Grossglauser, Matthias  
•
Vetterli, Martin  
2006
IEEE/ACM Transactions on Networking

Routing in large-scale mobile ad hoc networks is challenging because all the nodes are potentially moving. Geographic routing can partially alleviate this problem, as nodes can make local routing decisions based solely on the destinations' geographic coordinates. However, geographic routing still requires an efficient location service, i.e., a distributed database recording the location of every destination node. Devising efficient, scalable, and robust location services has received considerable attention in recent years. The main purpose of this paper is to show that node mobility can be exploited to disseminate destination location information without incurring any communication overhead.

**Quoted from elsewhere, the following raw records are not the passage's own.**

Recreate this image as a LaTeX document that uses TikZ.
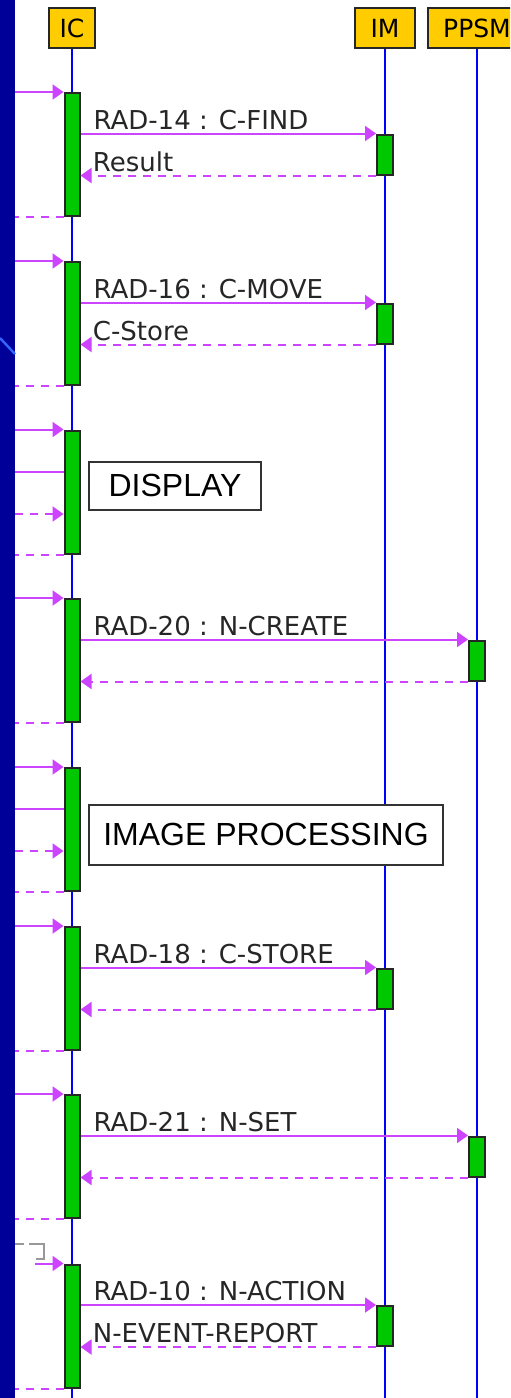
\documentclass[tikz,border=0pt]{standalone}
\usepackage{fontspec}
\usetikzlibrary{arrows.meta,positioning}
\newfontfamily\lblfont{DejaVu Sans}
\newfontfamily\stagefont{Liberation Sans}
\definecolor{slide}{HTML}{000099}
\definecolor{swoosh}{HTML}{3366FF}
\definecolor{lifeblue}{HTML}{0000FF}
\definecolor{actgreen}{HTML}{00C800}
\definecolor{hdrgold}{HTML}{FFCC00}
\definecolor{msgpink}{HTML}{CC44FF}
\definecolor{framegray}{HTML}{999999}
\tikzset{
  header/.style={rectangle,draw=black!85,line width=1pt,fill=hdrgold,minimum height=20pt,inner sep=0pt,font=\lblfont\fontsize{12.5}{12.5}\selectfont},
  lifeline/.style={lifeblue,line width=1pt},
  icact/.style={rectangle,draw=black!85,line width=1pt,fill=actgreen,minimum width=7.5pt,minimum height=61.5pt,inner sep=0pt},
  srvact/.style={rectangle,draw=black!85,line width=1pt,fill=actgreen,minimum width=8pt,minimum height=20pt,inner sep=0pt},
  msg/.style={msgpink,line width=1pt,-{Triangle[length=5.5pt,width=7.5pt]}},
  reply/.style={msg,dash pattern=on 4pt off 3.5pt},
  replyline/.style={msgpink,line width=1pt,dash pattern=on 4pt off 3.5pt},
  plainline/.style={msgpink,line width=1pt},
  msglabel/.style={anchor=base west,xshift=6pt,yshift=2.2pt,inner sep=0pt,text=black!85,font=\lblfont\fontsize{13}{13}\selectfont},
  stagebox/.style={rectangle,draw=black!80,line width=1pt,fill=white,inner sep=0pt,text=black,font=\stagefont\fontsize{16}{16}\selectfont}
}
\begin{document}
\begin{tikzpicture}[x=0.5pt,y=-0.5pt]
  \useasboundingbox (0,0) rectangle (510,1398);
  \clip (0,0) rectangle (510,1398);
  \fill[white] (0,0) rectangle (510,1398);
  \fill[slide] (0,0) rectangle (15,1398);
  \draw[swoosh,line width=1.2pt] (0,338) -- (15,354);

  \node[header,minimum width=23pt] (ic) at (72,28) {IC};
  \node[header,minimum width=30pt] (im) at (385,28) {IM};
  \node[header,minimum width=49pt] (ppsm) at (477,28) {PPSM};
  \coordinate (bottom) at (0,1398);
  \coordinate (edge) at (15,0);
  \coordinate (edgeb) at (35,0);
  \draw[lifeline] (ic.south) -- (ic.south |- bottom);
  \draw[lifeline] (im.south) -- (im.south |- bottom);
  \draw[lifeline] (ppsm.south) -- (ppsm.south |- bottom);

  \node[icact] (a1) at (72,154.5) {};
  \node[srvact] (m1) at (a1 -| im) {};
  \draw[msg] (edge |- a1.north) -- (a1.north west);
  \draw[msg] (a1.east |- m1.north) -- node[msglabel,pos=0] {RAD-14 : C-FIND} (m1.north west);
  \draw[reply] (m1.south west) -- (a1.east |- m1.south);
  \node[msglabel] at (a1.east |- m1.south) {Result};
  \draw[replyline] (a1.south west) -- (edge |- a1.south);

  \node[icact] (a2) at (72,323.5) {};
  \node[srvact] (m2) at (a2 -| im) {};
  \draw[msg] (edge |- a2.north) -- (a2.north west);
  \draw[msg] (a2.east |- m2.north) -- node[msglabel,pos=0] {RAD-16 : C-MOVE} (m2.north west);
  \draw[reply] (m2.south west) -- (a2.east |- m2.south);
  \node[msglabel] at (a2.east |- m2.south) {C-Store};
  \draw[replyline] (a2.south west) -- (edge |- a2.south);

  \node[icact] (a3) at (72,492) {};
  \coordinate (s3) at (15,472);
  \coordinate (r3) at (15,514);
  \draw[msg] (edge |- a3.north) -- (a3.north west);
  \draw[plainline] (s3) -- (a3.west |- s3);
  \draw[reply] (r3) -- (a3.west |- r3);
  \draw[replyline] (a3.south west) -- (edge |- a3.south);
  \node[stagebox,minimum width=86pt,minimum height=24pt] (disp) at (175,485.5) {DISPLAY};

  \node[icact] (a4) at (72,660.5) {};
  \node[srvact] (p4) at (a4 -| ppsm) {};
  \draw[msg] (edge |- a4.north) -- (a4.north west);
  \draw[msg] (a4.east |- p4.north) -- node[msglabel,pos=0] {RAD-20 : N-CREATE} (p4.north west);
  \draw[reply] (p4.south west) -- (a4.east |- p4.south);
  \draw[replyline] (a4.south west) -- (edge |- a4.south);

  \node[icact] (a5) at (72,829.5) {};
  \coordinate (s5) at (15,809);
  \coordinate (r5) at (15,851);
  \draw[msg] (edge |- a5.north) -- (a5.north west);
  \draw[plainline] (s5) -- (a5.west |- s5);
  \draw[reply] (r5) -- (a5.west |- r5);
  \draw[replyline] (a5.south west) -- (edge |- a5.south);
  \node[stagebox,minimum width=177pt,minimum height=30pt] (imgproc) at (266,834.5) {IMAGE PROCESSING};

  \node[icact] (a6) at (72,988.5) {};
  \node[srvact] (m6) at (a6 -| im) {};
  \draw[msg] (edge |- a6.north) -- (a6.north west);
  \draw[msg] (a6.east |- m6.north) -- node[msglabel,pos=0] {RAD-18 : C-STORE} (m6.north west);
  \draw[reply] (m6.south west) -- (a6.east |- m6.south);
  \draw[replyline] (a6.south west) -- (edge |- a6.south);

  \node[icact] (a7) at (72,1156.5) {};
  \node[srvact] (p7) at (a7 -| ppsm) {};
  \draw[msg] (edge |- a7.north) -- (a7.north west);
  \draw[msg] (a7.east |- p7.north) -- node[msglabel,pos=0] {RAD-21 : N-SET} (p7.north west);
  \draw[reply] (p7.south west) -- (a7.east |- p7.south);
  \draw[replyline] (a7.south west) -- (edge |- a7.south);

  \draw[framegray,line width=1pt,dash pattern=on 4.5pt off 2.5pt on 100pt] (15,1244) -- (44,1244) -- (44,1259) -- (36,1259);
  \node[icact] (a8) at (72,1326) {};
  \node[srvact] (m8) at (a8 -| im) {};
  \draw[msg] (edgeb |- a8.north) -- (a8.north west);
  \draw[msg] (a8.east |- m8.north) -- node[msglabel,pos=0] {RAD-10 : N-ACTION} (m8.north west);
  \draw[reply] (m8.south west) -- (a8.east |- m8.south);
  \node[msglabel] at (a8.east |- m8.south) {N-EVENT-REPORT};
  \draw[replyline] (a8.south west) -- (edge |- a8.south);
\end{tikzpicture}
\end{document}
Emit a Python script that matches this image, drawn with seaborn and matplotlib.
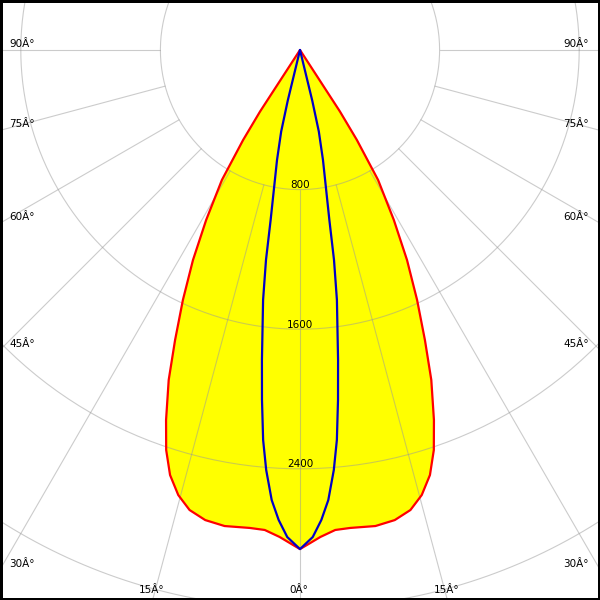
import numpy as np
import pandas as pd
import matplotlib
matplotlib.use("Agg")
import matplotlib.pyplot as plt
import seaborn as sns

# C0-C180 plane (red outline, yellow fill), half profile in cd, mirrored
red_angles = [0, 0.8, 2.4, 4.2, 6.0, 9.0, 11.4, 13.5, 15.3, 17.0, 18.5, 19.9,
              21.7, 23.3, 25.1, 27.0, 28.9, 31.0, 32.3, 33.0, 34.0]
red_cd = [2860, 2837, 2793, 2758, 2754, 2762, 2748, 2711, 2644, 2547, 2417, 2255,
          2035, 1810, 1582, 1351, 1113, 869, 610, 420, 0]

# C90-C270 plane (blue), half profile in cd, mirrored
blue_angles = [0, 1.5, 2.6, 3.6, 4.6, 5.4, 6.2, 7.0, 8.4, 9.2, 9.8, 11.8, 13.0, 13.6, 14.5]
blue_cd = [2860, 2792, 2696, 2584, 2415, 2245, 2017, 1790, 1448, 1219, 989, 644, 480, 300, 0]

ring_values = [800, 1600, 2400, 3200]
ring_labels = ["800", "1600", "2400"]
side_angles = [30, 45, 60, 75, 90]
side_labels = ["30Â°", "45Â°", "60Â°", "75Â°", "90Â°"]
bottom_angles = [0, 15]
bottom_labels = ["0Â°", "15Â°"]
spoke_angles = [0, 15, 30, 45, 60, 75, 90]

px = 0.1745  # pixels per cd
x_max = 300 / px
y_top = 50 / px
y_bot = -550 / px


def to_xy(angles, values):
    a = np.radians(np.asarray(angles, dtype=float))
    r = np.asarray(values, dtype=float)
    return r * np.sin(a), -r * np.cos(a)


def full_profile(angles, values):
    ang = [-a for a in angles[::-1]] + list(angles[1:])
    val = list(values[::-1]) + list(values[1:])
    x, y = to_xy(ang, val)
    return pd.DataFrame({"x": x, "y": y})


sns.set_style("white")
plt.rcParams["font.family"] = ["DejaVu Sans"]
plt.rcParams["text.color"] = "black"

fig = plt.figure(figsize=(6, 6), dpi=100)
ax = fig.add_axes([0, 0, 1, 1])

red = full_profile(red_angles, red_cd)
blue = full_profile(blue_angles, blue_cd)

ax.fill(red["x"], red["y"], color="#ffff00", zorder=1, lw=0)

# grid
grid_kw = dict(color="#999999", alpha=0.5, lw=0.8, zorder=2)
t = np.linspace(0, 2 * np.pi, 400)
for rv in ring_values:
    ax.plot(rv * np.cos(t), rv * np.sin(t), **grid_kw)
for a in spoke_angles:
    for s in ([1] if a == 0 else [-1, 1]):
        xs, ys = to_xy([s * a, s * a], [800, 6000])
        ax.plot(xs, ys, **grid_kw)

sns.lineplot(data=red, x="x", y="y", sort=False, estimator=None, color="#ff0000",
             lw=1.6, ax=ax, zorder=3)
sns.lineplot(data=blue, x="x", y="y", sort=False, estimator=None, color="#0000c8",
             lw=1.6, ax=ax, zorder=4)

fs = 7.5
for rv, lab in zip(ring_values, ring_labels):
    ax.text(0, -rv + 1.5 / px, lab, ha="center", va="baseline", fontsize=fs,
            color="black", zorder=5)

for a, lab in zip(side_angles, side_labels):
    yy = -x_max / np.tan(np.radians(a)) + 3 / px
    ax.text(-x_max + 9 / px, yy, lab, ha="left", va="baseline", fontsize=fs,
            color="black", zorder=5)
    ax.text(x_max - 11 / px, yy, lab, ha="right", va="baseline", fontsize=fs,
            color="black", zorder=5)

for a, lab in zip(bottom_angles, bottom_labels):
    xx = -y_bot * np.tan(np.radians(a))
    for s in ([1] if a == 0 else [-1, 1]):
        ax.text(s * xx - 1 / px, y_bot + 7 / px, lab, ha="center", va="baseline",
                fontsize=fs, color="black", zorder=5)

ax.set_xlim(-x_max, x_max)
ax.set_ylim(y_bot, y_top)
ax.set_xticks([])
ax.set_yticks([])
ax.set_xlabel("")
ax.set_ylabel("")
for sp in ax.spines.values():
    sp.set_visible(True)
    sp.set_color("black")
    sp.set_linewidth(3.6)
    sp.set_zorder(10)

fig.savefig("out.png", dpi=100, facecolor="white")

We achieve this by letting each node maintain a local database of the time and location of its last encounter with every other node in the network. This database is consulted by packets to obtain estimates of their destination's current location. As a packet travels towards its destination, it is able to successively refine an estimate of the destination's precise location, because node mobility has ``diffused'' estimates of that location. We define and analyze a very simple algorithm called EASE (Exponential Age Search) and show that in a model where $\Theta(n)$ nodes perform independent random walks on a square lattice of size $n$, the length of the routes computed by EASE are of the same order as the distance between the source and destination {\em even for very large $n$.} Therefore, without disseminating any explicit location information, the length of EASE routes are within a constant factor of routes obtained with perfect information. We discuss refinements of the EASE algorithm and evaluate it through extensive simulations. We discuss general conditions such that the mobility diffusion effect leads to efficient routes without an explicit location service. In practical settings, where these conditions may not always be met, we believe that the mobility diffusion effect can complement existing location services and enhance their robustness and scalability.